The population of Hong Kong last year was figured at 7 million "usual residents," as opposed to "mobile residents." In July of this year, the number of visitors from mainland China, according to yesterday's SCMP, was 4.9 million for the month. This number is expected to dwindle to a mere 4 million visitors per month now that China's economy is cooling off a little.
That is, of course, a staggering number to someone who grew up in a state with a population that was far below a million people. It is even more staggering when I consider that more than half of the total population of all of Hong Kong (including Kowloon and the New Territories) floods into this area every month.
It explains a lot, including why I no longer enjoy Hong Kong as I used to. There are just too many people in places I used to love--Nathan Road, the Star Ferry, the core of Hong Kong Island, the train that travels between Kowloon and the Chinese border. Most of them have a wheeled suitcase to transport goods back over the border, which makes the crowding even more problematic.

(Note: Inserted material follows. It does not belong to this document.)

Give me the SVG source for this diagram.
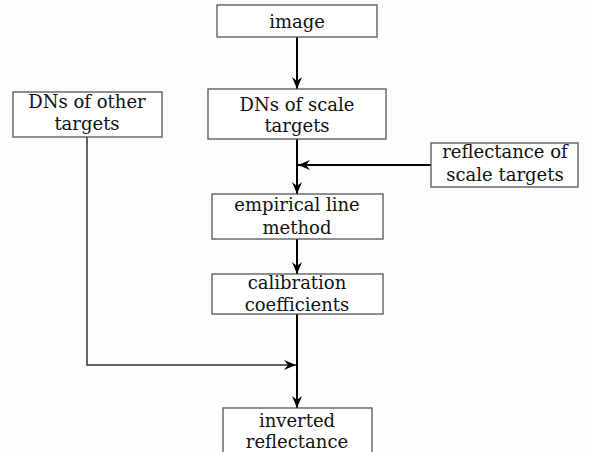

When I first visited Hong Kong, almost seven years ago, it was far from underpopulated but it was navigable. Now it's a claustrophobe's nightmare and a shopping frenzy the likes of which I have never seen anywhere--and I am a survivor of Bangkok's Chatuchak Market. This is changing parts of the city that used to make me want to come and wander--luggage stores and currency exchanges are crowding out noodle shops near Nathan Road and fabric shops in Chungking Mansions. It makes me think of the disappearing grasslands in Wolf Totem and I realize this may be my last visit to Hong Kong.